I have a Rails app where I am using custom stylesheets that have no effect on the <form> tags generated by the Rails form_tag helper. Can someone point me to some code or an example that shows how to add CSS styles to a form_tag?
3 Answers
<% form_tag {:controller => 'my_controller', :action => 'my_action'}, :id => 'my_id' do %>
in .css file
#my_id {
/* your style */
}
1 Comment
With the form_for helper, the first argument you pass is used exclusively by the url_for helper to determine what URL to submit the form to. Hash-style named arguments are treated as a single argument (a hash) by Ruby, so if you pass a set of options as your first argument (e.g. form_tag(controller: 'my_controller', action: 'show')), any additional options you include (like :method or :class) will be treated as options to url_for instead of to form_for, which isn't what you want.

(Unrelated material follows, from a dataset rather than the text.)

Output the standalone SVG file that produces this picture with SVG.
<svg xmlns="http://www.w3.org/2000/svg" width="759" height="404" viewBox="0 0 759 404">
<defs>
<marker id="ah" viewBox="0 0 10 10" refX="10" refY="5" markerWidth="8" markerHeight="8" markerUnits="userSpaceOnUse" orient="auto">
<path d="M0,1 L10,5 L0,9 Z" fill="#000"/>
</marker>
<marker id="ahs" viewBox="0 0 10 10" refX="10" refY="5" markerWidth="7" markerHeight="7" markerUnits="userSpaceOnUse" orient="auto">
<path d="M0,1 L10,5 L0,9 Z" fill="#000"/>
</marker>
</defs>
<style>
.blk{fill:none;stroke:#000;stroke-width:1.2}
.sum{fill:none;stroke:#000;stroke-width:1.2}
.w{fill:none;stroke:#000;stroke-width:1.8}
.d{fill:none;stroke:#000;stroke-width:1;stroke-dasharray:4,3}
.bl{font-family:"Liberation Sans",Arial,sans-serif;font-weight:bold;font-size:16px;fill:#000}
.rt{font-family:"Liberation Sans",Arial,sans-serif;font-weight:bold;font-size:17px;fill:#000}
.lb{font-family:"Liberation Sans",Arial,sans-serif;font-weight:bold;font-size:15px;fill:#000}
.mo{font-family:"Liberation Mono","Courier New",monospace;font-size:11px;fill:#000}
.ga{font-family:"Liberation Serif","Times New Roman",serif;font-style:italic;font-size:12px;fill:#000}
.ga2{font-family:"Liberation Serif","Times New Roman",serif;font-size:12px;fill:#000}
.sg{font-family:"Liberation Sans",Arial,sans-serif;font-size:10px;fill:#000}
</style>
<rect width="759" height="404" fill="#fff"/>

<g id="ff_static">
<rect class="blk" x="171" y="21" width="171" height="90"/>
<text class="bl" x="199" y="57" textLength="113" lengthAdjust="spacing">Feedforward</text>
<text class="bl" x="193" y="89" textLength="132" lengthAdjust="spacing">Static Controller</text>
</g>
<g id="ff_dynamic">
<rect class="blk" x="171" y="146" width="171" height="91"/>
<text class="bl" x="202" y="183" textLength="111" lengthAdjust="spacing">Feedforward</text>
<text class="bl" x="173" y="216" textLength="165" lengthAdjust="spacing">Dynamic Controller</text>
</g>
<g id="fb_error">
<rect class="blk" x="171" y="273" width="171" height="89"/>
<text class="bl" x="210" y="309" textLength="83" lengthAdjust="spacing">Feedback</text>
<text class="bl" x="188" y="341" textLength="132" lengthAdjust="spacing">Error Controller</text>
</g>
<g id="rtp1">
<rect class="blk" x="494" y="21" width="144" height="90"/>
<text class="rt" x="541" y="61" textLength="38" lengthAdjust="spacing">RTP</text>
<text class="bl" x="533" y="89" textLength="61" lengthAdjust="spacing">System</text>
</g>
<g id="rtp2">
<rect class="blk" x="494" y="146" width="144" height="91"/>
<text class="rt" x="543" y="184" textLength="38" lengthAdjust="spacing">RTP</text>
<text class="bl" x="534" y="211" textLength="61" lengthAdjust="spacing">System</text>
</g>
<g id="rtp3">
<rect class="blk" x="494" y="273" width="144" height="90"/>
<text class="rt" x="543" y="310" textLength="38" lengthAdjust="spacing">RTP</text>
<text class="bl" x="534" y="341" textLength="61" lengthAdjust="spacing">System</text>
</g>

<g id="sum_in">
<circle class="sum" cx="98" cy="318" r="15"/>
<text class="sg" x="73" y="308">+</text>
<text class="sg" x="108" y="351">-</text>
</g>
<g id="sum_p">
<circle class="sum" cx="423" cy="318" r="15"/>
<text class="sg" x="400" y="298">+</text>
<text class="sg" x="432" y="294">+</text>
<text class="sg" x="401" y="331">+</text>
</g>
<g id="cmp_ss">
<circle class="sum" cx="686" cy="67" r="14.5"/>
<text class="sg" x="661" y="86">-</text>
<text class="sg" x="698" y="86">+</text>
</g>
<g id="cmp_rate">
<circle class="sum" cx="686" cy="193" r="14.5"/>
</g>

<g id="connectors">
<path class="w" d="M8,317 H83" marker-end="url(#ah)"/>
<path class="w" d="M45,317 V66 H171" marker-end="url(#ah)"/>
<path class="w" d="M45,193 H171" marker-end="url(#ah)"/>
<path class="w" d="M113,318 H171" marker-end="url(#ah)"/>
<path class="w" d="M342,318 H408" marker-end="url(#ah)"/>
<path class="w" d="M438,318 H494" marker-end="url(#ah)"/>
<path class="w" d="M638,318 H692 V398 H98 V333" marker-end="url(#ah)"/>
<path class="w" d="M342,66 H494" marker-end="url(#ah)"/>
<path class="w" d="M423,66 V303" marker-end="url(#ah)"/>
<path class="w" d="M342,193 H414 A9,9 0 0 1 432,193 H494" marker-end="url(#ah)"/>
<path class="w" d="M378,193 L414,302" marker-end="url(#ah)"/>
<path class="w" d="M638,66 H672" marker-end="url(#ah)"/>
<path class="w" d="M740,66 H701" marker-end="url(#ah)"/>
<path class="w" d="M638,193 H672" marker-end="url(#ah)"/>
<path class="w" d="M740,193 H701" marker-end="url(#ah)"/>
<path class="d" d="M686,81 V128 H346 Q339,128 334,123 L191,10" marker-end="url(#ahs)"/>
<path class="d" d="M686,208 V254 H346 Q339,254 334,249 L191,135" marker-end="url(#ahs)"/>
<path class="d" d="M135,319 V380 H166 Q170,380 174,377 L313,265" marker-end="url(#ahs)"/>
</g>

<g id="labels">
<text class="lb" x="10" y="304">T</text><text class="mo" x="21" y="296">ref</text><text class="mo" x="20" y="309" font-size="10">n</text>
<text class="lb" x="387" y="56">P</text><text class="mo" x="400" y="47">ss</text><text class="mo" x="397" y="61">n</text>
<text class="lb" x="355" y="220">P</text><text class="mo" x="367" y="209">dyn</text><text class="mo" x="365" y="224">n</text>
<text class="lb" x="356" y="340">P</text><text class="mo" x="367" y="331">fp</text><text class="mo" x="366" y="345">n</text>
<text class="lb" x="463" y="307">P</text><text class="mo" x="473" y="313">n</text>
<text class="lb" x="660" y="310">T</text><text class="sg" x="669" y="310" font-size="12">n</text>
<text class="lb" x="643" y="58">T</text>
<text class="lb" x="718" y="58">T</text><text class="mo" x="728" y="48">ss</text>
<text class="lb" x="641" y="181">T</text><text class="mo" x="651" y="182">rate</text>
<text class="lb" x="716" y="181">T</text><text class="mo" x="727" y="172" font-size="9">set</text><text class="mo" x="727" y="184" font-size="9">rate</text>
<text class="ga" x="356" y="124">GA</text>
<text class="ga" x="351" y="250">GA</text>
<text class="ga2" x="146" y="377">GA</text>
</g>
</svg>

To fix this, you can explicitly pass a hash as the first argument to form_tag, and put your other options (such as the class attribute, which is probably what you'll want to use for styling) outside of that hash, like so:
<% form_tag {controller: 'my_controller', action: 'show'}, class: 'main-form' do %>
<!-- Form content here -->
<% end %>
After that, you can use css to style your form as you would with any other element:
.main-form {
// Style rules here
}
For more information on the options form_for accepts, see the docs for form_for and url_for.
Comments
Few ways you can do this:
form {
color: red;
}
This will grab ALL forms and style them.
#id {
color: red;
}
This will grab the forms that match the ID and style them.
.class {
color: red;
}
This will grab the forms that match the class and style them.